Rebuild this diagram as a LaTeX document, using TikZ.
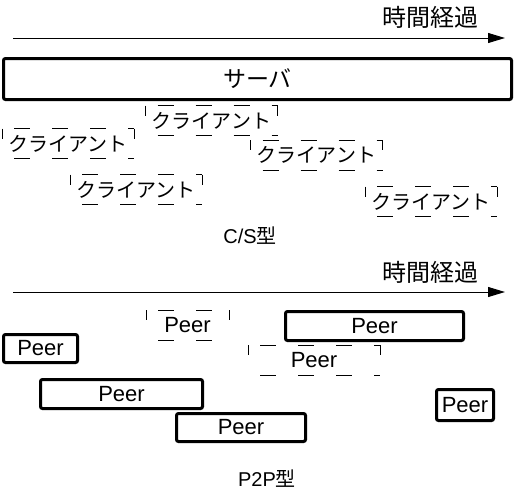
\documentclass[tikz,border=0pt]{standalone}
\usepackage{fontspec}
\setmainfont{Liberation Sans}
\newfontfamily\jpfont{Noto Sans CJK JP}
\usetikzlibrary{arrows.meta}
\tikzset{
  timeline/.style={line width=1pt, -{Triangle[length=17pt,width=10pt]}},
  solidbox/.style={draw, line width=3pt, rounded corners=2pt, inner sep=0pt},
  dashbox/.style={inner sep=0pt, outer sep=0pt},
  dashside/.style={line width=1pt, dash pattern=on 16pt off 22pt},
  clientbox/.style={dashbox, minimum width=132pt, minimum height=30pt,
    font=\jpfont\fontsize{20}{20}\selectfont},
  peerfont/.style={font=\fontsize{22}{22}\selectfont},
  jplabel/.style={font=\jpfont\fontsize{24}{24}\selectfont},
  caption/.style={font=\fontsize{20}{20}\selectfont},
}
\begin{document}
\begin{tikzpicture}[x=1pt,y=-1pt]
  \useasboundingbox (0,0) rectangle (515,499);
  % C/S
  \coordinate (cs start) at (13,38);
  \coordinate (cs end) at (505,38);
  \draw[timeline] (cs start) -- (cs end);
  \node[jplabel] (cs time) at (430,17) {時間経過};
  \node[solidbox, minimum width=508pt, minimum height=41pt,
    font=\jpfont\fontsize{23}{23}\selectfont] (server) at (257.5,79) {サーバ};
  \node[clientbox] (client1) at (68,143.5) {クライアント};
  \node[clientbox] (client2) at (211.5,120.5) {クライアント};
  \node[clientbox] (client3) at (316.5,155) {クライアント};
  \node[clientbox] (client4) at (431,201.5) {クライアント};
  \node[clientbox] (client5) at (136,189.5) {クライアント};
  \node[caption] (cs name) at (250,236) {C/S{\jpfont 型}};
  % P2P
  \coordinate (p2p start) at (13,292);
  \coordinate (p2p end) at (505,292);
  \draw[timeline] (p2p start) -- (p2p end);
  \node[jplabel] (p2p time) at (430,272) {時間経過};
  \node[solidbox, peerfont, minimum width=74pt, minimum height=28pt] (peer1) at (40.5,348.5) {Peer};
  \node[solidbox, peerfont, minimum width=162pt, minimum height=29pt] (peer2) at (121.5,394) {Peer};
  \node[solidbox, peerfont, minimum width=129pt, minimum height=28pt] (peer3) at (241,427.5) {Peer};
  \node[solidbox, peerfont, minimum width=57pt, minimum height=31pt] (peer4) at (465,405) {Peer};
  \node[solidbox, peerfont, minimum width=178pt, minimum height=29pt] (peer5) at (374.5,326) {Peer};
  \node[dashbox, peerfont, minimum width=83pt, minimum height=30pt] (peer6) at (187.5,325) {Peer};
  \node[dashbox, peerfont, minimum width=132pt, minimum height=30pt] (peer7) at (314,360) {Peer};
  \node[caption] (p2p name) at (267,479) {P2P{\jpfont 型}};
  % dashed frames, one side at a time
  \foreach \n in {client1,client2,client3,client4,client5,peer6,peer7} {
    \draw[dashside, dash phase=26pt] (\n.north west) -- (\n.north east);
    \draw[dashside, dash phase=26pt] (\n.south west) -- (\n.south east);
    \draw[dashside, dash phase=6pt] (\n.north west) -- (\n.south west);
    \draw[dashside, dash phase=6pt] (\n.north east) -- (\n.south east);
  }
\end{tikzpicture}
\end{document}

▶ [OBJECTIVE]: Every line is to be duplicated exactly, though pictures stay out.

▶ [FINAL RESULT]:
Rebuild this diagram as a LaTeX document, using TikZ.
\documentclass[tikz,border=0pt]{standalone}
\usepackage{fontspec}
\setmainfont{Liberation Sans}
\newfontfamily\jpfont{Noto Sans CJK JP}
\usetikzlibrary{arrows.meta}
\tikzset{
  timeline/.style={line width=1pt, -{Triangle[length=17pt,width=10pt]}},
  solidbox/.style={draw, line width=3pt, rounded corners=2pt, inner sep=0pt},
  dashbox/.style={inner sep=0pt, outer sep=0pt},
  dashside/.style={line width=1pt, dash pattern=on 16pt off 22pt},
  clientbox/.style={dashbox, minimum width=132pt, minimum height=30pt,
    font=\jpfont\fontsize{20}{20}\selectfont},
  peerfont/.style={font=\fontsize{22}{22}\selectfont},
  jplabel/.style={font=\jpfont\fontsize{24}{24}\selectfont},
  caption/.style={font=\fontsize{20}{20}\selectfont},
}
\begin{document}
\begin{tikzpicture}[x=1pt,y=-1pt]
  \useasboundingbox (0,0) rectangle (515,499);
  % C/S
  \coordinate (cs start) at (13,38);
  \coordinate (cs end) at (505,38);
  \draw[timeline] (cs start) -- (cs end);
  \node[jplabel] (cs time) at (430,17) {時間経過};
  \node[solidbox, minimum width=508pt, minimum height=41pt,
    font=\jpfont\fontsize{23}{23}\selectfont] (server) at (257.5,79) {サーバ};
  \node[clientbox] (client1) at (68,143.5) {クライアント};
  \node[clientbox] (client2) at (211.5,120.5) {クライアント};
  \node[clientbox] (client3) at (316.5,155) {クライアント};
  \node[clientbox] (client4) at (431,201.5) {クライアント};
  \node[clientbox] (client5) at (136,189.5) {クライアント};
  \node[caption] (cs name) at (250,236) {C/S{\jpfont 型}};
  % P2P
  \coordinate (p2p start) at (13,292);
  \coordinate (p2p end) at (505,292);
  \draw[timeline] (p2p start) -- (p2p end);
  \node[jplabel] (p2p time) at (430,272) {時間経過};
  \node[solidbox, peerfont, minimum width=74pt, minimum height=28pt] (peer1) at (40.5,348.5) {Peer};
  \node[solidbox, peerfont, minimum width=162pt, minimum height=29pt] (peer2) at (121.5,394) {Peer};
  \node[solidbox, peerfont, minimum width=129pt, minimum height=28pt] (peer3) at (241,427.5) {Peer};
  \node[solidbox, peerfont, minimum width=57pt, minimum height=31pt] (peer4) at (465,405) {Peer};
  \node[solidbox, peerfont, minimum width=178pt, minimum height=29pt] (peer5) at (374.5,326) {Peer};
  \node[dashbox, peerfont, minimum width=83pt, minimum height=30pt] (peer6) at (187.5,325) {Peer};
  \node[dashbox, peerfont, minimum width=132pt, minimum height=30pt] (peer7) at (314,360) {Peer};
  \node[caption] (p2p name) at (267,479) {P2P{\jpfont 型}};
  % dashed frames, one side at a time
  \foreach \n in {client1,client2,client3,client4,client5,peer6,peer7} {
    \draw[dashside, dash phase=26pt] (\n.north west) -- (\n.north east);
    \draw[dashside, dash phase=26pt] (\n.south west) -- (\n.south east);
    \draw[dashside, dash phase=6pt] (\n.north west) -- (\n.south west);
    \draw[dashside, dash phase=6pt] (\n.north east) -- (\n.south east);
  }
\end{tikzpicture}
\end{document}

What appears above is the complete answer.